Lors de leur séjour à Lausanne, en septembre 1766, les Mozart sont vraisemblablement les hôtes à Montriond du prince, un mélomane passionné qui joue de la flûte. C’est dans Aristide que paraissent les seuls articles relatifs aux concerts de musique de chambre que Wolfgang, âgé de dix ans, sa sœur Maria Anna, dite Nannerl, et leur père Léopold donnent les 15 et 18 septembre à Lausanne, dans les deux cas à l’Hôtel de Ville comme le suggère une page de compte de Salomon de Charrière de Sévery8. Ces articles sont attribués l’un au Dr Tissot (11 octobre), l’autre au théologien de Bons (18 octobre). A propos de Wolfgang, le médecin «peut prédire, avec confiance, qu’il sera un jour un des plus grands maîtres dans son art»; mais il exprime une crainte: celle que, «développé si jeune, il ne vieillisse de très bonne heure. Il n’est que trop vrai que les enfants précoces ont souvent été usés à la fleur de l’âge.» Il fait toutefois l’éloge du père qui, «loin de presser son fils, a toujours été attentif à modérer son feu, et à l’empêcher de s’y livrer; une conduite opposée étouffe tous les plus beaux génies, et peut faire avorter les talents les plus supérieurs».

Le journal cesse de paraître le 20 juin 1767, un an après sa fondation.

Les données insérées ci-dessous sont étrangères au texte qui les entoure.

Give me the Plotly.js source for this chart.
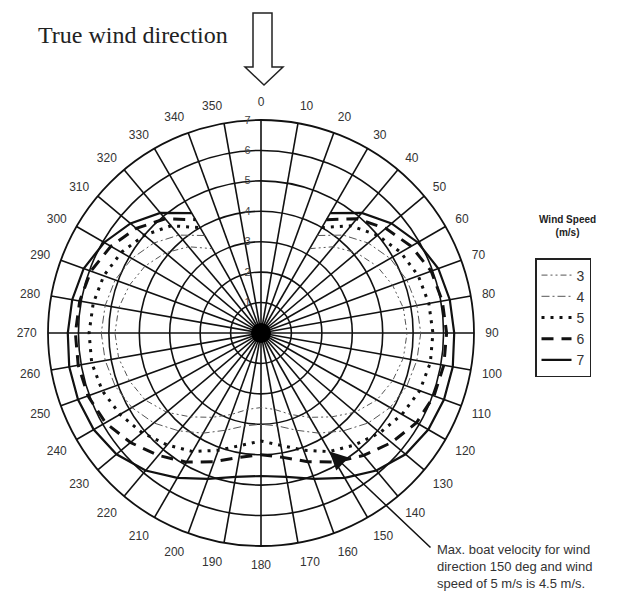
<!DOCTYPE html>
<html>
<head>
<meta charset="utf-8">
<script src="https://cdn.plot.ly/plotly-3.0.1.min.js"></script>
<style>html,body{margin:0;padding:0;background:#fff;}#chart{width:643px;height:599px;}</style>
</head>
<body>
<div id="chart"></div>
<script>
// ---- data ----
const windSpeeds = ['3', '4', '5', '6', '7'];
const thetaDeg = [30, 40, 50, 60, 70, 80, 90, 100, 110, 120, 130, 140, 150, 160, 170, 180,
                  190, 200, 210, 220, 230, 240, 250, 260, 270, 280, 290, 300, 310, 320, 330];
const speed3 = [3.2, 3.7, 4.1, 4.4, 4.6, 4.75, 4.8, 4.75, 4.6, 4.4, 4.05, 3.6, 3.2, 2.85, 2.55, 2.45,
                2.55, 2.85, 3.2, 3.6, 4.05, 4.4, 4.6, 4.75, 4.8, 4.75, 4.6, 4.4, 4.1, 3.7, 3.2];
const speed4 = [3.7, 4.2, 4.6, 4.9, 5.1, 5.2, 5.25, 5.2, 5.1, 4.9, 4.6, 4.2, 3.8, 3.4, 3.1, 3.0,
                3.1, 3.4, 3.8, 4.2, 4.6, 4.9, 5.1, 5.2, 5.25, 5.2, 5.1, 4.9, 4.6, 4.2, 3.7];
const speed5 = [4.0, 4.6, 5.0, 5.3, 5.5, 5.6, 5.65, 5.65, 5.55, 5.35, 5.1, 4.8, 4.5, 4.1, 3.75, 3.55,
                3.75, 4.1, 4.5, 4.8, 5.1, 5.35, 5.55, 5.65, 5.65, 5.6, 5.5, 5.3, 5.0, 4.6, 4.0];
const speed6 = [4.3, 4.9, 5.35, 5.7, 5.95, 6.05, 6.1, 6.1, 6.05, 5.9, 5.6, 5.25, 4.9, 4.5, 4.15, 4.0,
                4.15, 4.5, 4.9, 5.25, 5.6, 5.9, 6.05, 6.1, 6.1, 6.05, 5.95, 5.7, 5.35, 4.9, 4.3];
const speed7 = [4.55, 5.15, 5.6, 5.95, 6.2, 6.3, 6.35, 6.4, 6.4, 6.35, 6.2, 5.9, 5.5, 5.1, 4.8, 4.7,
                4.8, 5.1, 5.5, 5.9, 6.2, 6.35, 6.4, 6.4, 6.35, 6.3, 6.2, 5.95, 5.6, 5.15, 4.55];
const angularTicks = [0,10,20,30,40,50,60,70,80,90,100,110,120,130,140,150,160,170,
                      180,190,200,210,220,230,240,250,260,270,280,290,300,310,320,330,340,350];
const radialTicks = [1, 2, 3, 4, 5, 6, 7];
const maxPointTheta = [150];
const maxPointR = [4.5];

// ---- layout geometry ----
const W = 643, H = 599;
const CX = 261, CY = 333, RPX = 213, RMAX = 7;
const px2x = p => p / W;
const px2y = p => 1 - p / H;
function polarToPx(r, th) {
  const a = th * Math.PI / 180;
  return [CX + r / RMAX * RPX * Math.sin(a), CY - r / RMAX * RPX * Math.cos(a)];
}

const seriesVals = [speed3, speed4, speed5, speed6, speed7];
const styles = [
  {color: '#555', width: 1, dash: '6px,3px,2px,3px,2px,3px'},
  {color: '#555', width: 1, dash: '8px,3px,2px,3px'},
  {color: '#111', width: 3, dash: '3px,6px'},
  {color: '#111', width: 3, dash: '12px,8px'},
  {color: '#111', width: 2.2, dash: 'solid'}
];
const traces = seriesVals.map((vals, i) => ({
  type: 'scatterpolar', mode: 'lines', r: vals, theta: thetaDeg,
  name: windSpeeds[i], line: styles[i], hoverinfo: 'skip'
}));
traces.push({type: 'scatterpolar', mode: 'markers', r: [0], theta: [0], showlegend: false,
  marker: {size: 20, color: '#000'}, hoverinfo: 'skip'});

const tip = polarToPx(maxPointR[0], maxPointTheta[0]);

// hollow arrow for "true wind direction"
const arrowPts = [[253,13],[272,13],[272,67],[283,67],[264,85],[245,67],[253,67]];
const arrowPath = 'M ' + arrowPts.map(p => px2x(p[0]) + ' ' + px2y(p[1])).join(' L ') + ' Z';

const layout = {
  width: W, height: H,
  margin: {l: 0, r: 0, t: 0, b: 0},
  paper_bgcolor: '#fff',
  showlegend: true,
  font: {family: 'Liberation Sans, Arial, sans-serif', color: '#333'},
  title: {text: 'True wind direction', font: {family: 'Liberation Serif, Times New Roman, serif', size: 24, color: '#222'},
          x: px2x(38), xanchor: 'left', xref: 'paper', y: px2y(35), yanchor: 'middle'},
  polar: {
    domain: {x: [px2x(CX - RPX), px2x(CX + RPX)], y: [px2y(CY + RPX), px2y(CY - RPX)]},
    bgcolor: '#fff',
    angularaxis: {
      rotation: 90, direction: 'clockwise',
      tickmode: 'array', tickvals: angularTicks, ticktext: angularTicks.map(String),
      ticks: 'outside', ticklen: 8, tickcolor: 'rgba(0,0,0,0)',
      showline: true, linecolor: '#111', linewidth: 1.8,
      showgrid: true, gridcolor: '#111', gridwidth: 1.6,
      tickfont: {size: 12, color: '#333'}
    },
    radialaxis: {
      range: [0, RMAX], angle: 90, side: 'counterclockwise', tickangle: 90,
      tickmode: 'array', tickvals: radialTicks, ticktext: radialTicks.map(String),
      ticks: 'outside', ticklen: 6, tickcolor: 'rgba(0,0,0,0)',
      showline: false, showgrid: true, gridcolor: '#111', gridwidth: 1.6,
      tickfont: {size: 11, color: '#444'}
    }
  },
  legend: {
    x: px2x(535), y: px2y(258), xanchor: 'left', yanchor: 'top',
    bordercolor: '#222', borderwidth: 1.5, bgcolor: '#fff',
    font: {size: 14, color: '#333'}, itemwidth: 30, tracegroupgap: 0
  },
  shapes: [
    {type: 'path', path: arrowPath, xref: 'paper', yref: 'paper', line: {color: '#222', width: 1.5}, fillcolor: 'rgba(0,0,0,0)'}
  ],
  annotations: [
    {xref: 'paper', yref: 'paper', x: px2x(567), y: px2y(226), text: '<b>Wind Speed</b><br><b>(m/s)</b>',
     showarrow: false, font: {size: 10, color: '#222'}, xanchor: 'center', yanchor: 'middle'},
    {xref: 'paper', yref: 'paper', x: px2x(tip[0]), y: px2y(tip[1]), text: '',
     showarrow: true, arrowhead: 2, arrowsize: 2.4, arrowwidth: 1.5, arrowcolor: '#111',
     ax: 432 - tip[0], ay: 549 - tip[1], axref: 'pixel', ayref: 'pixel'},
    {xref: 'paper', yref: 'paper', x: px2x(435), y: px2y(540), xanchor: 'left', yanchor: 'top', align: 'left',
     text: 'Max. boat velocity for wind<br>direction 150 deg and wind<br>speed of 5 m/s is 4.5 m/s.',
     showarrow: false, font: {size: 13, color: '#333'}}
  ]
};

Plotly.newPlot('chart', traces, layout, {displayModeBar: false, staticPlot: true});
</script>
</body>
</html>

Un très puritain Discours sur les «dangers du théâtre» attribué au théologien de Bons et la polémique qui s’ensuit paraissent avoir hâté sa fin.

La Société littéraire fondée à Lausanne en 1772 par Deyverdun s’inspirera des travaux d’Aristide. Ses mémoires, non publiés mais réunis en un gros in-folio intitulé Journal de la Société, en témoignent. Les Etrennes helvétiennes du doyen Bridel et le premier Journal de Lausanne de Jean Lanteires paraîtront quelques années plus tard.

Quant au prince, très remonté contre les philosophes, il a regagné les Allemagnes après un crochet par Paris. En 1793, ce libertin repenti que Rousseau a «ramené à la vertu» succédera à son frère sous le nom de Louis VII de Wurtemberg.

Notes:

1 Lettre du Prince à Voltaire, la Chablière, 6 octobre 1764.

2 Lettre de Rousseau au Prince, Môtiers, 10 novembre 1763.

3 BCUL: coll. numérisée.

4 D. Johnson-Cousin, «Aristide, ou Le Citoyen […]», Studies in Eighteenth-Century Culture, vol. 18, 1988, pp. 375-388.

5 J. Chavannes, «La presse périodique vaudoise», Bibliothèque universelle, t. 12, 1861, pp. 169-176.

6 A. Gindroz, Histoire de l’instruction publique dans le Pays de Vaud, 1853.

7 J.-D. Candaux, «Aristide ou le citoyen», in: J. Sgard (dir.) et al., Dictionnaire des journaux, 1600-1789, Paris, Universitas, 1991, I, pp. 148-149.

8 J. Burdet, «Mozart à Lausanne en 1766», RHV, juin 1953, pp. 105-121; R. Spalinger, Quand Mozart passait à Lausanne, Slatkine, 2006.